INSTRUCTIONS TO FOLLOW — Extract, in full, the lines below, beginning at the first and ending with the line that contains "fig = go.Figure()". Pictures do not belong in the copy.

DATASET SECTION —
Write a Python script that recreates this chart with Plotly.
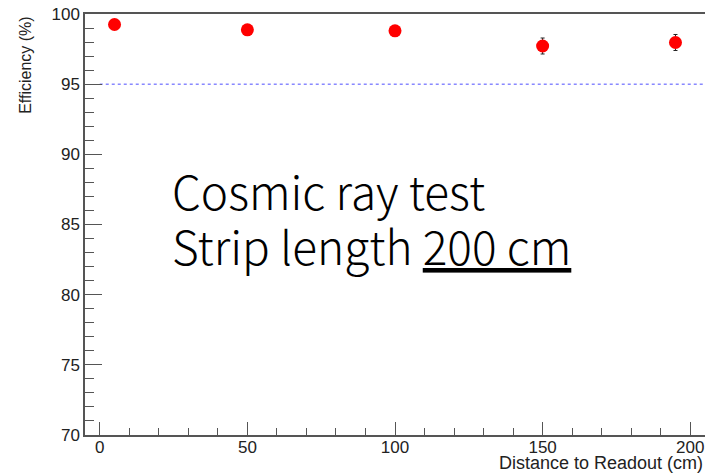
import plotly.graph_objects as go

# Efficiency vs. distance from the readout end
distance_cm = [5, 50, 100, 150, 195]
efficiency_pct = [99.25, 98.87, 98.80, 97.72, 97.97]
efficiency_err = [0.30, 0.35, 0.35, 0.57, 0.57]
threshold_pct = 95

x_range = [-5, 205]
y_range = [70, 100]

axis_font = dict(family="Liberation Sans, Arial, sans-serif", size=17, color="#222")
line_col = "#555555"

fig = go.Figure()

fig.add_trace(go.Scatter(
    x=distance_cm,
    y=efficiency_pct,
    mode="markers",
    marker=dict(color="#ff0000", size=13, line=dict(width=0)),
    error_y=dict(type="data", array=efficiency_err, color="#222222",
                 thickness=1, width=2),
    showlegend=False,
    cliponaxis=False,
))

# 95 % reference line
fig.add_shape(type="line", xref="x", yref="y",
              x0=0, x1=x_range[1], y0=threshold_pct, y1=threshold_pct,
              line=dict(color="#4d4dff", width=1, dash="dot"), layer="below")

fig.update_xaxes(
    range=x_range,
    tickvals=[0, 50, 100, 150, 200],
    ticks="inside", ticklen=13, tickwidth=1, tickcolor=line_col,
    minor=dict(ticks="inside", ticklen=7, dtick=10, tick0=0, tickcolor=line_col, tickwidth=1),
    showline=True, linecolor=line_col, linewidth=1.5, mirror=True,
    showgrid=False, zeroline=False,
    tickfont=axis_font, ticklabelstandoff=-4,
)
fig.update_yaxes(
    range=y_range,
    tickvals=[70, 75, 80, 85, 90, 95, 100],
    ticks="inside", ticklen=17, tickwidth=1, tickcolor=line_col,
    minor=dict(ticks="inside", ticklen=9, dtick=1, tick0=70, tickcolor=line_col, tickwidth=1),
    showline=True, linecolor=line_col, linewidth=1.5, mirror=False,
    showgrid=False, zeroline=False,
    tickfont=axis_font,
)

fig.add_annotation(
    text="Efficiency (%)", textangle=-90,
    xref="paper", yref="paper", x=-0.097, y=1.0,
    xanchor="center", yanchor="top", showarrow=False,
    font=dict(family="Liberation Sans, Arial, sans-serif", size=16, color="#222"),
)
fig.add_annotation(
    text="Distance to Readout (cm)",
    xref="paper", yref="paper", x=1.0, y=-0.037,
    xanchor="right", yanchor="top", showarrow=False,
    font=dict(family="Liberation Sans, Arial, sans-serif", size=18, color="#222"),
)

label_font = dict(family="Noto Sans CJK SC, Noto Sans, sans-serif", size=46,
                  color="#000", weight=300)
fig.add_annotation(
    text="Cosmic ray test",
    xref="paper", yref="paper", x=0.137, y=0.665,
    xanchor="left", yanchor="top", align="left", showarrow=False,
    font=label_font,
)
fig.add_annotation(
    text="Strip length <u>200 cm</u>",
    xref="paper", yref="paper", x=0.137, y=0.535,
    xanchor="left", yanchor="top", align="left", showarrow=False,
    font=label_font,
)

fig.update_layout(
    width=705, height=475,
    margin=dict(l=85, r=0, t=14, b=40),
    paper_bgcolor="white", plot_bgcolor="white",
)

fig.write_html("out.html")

FULL ANSWER —
Write a Python script that recreates this chart with Plotly.
import plotly.graph_objects as go

# Efficiency vs. distance from the readout end
distance_cm = [5, 50, 100, 150, 195]
efficiency_pct = [99.25, 98.87, 98.80, 97.72, 97.97]
efficiency_err = [0.30, 0.35, 0.35, 0.57, 0.57]
threshold_pct = 95

x_range = [-5, 205]
y_range = [70, 100]

axis_font = dict(family="Liberation Sans, Arial, sans-serif", size=17, color="#222")
line_col = "#555555"

fig = go.Figure()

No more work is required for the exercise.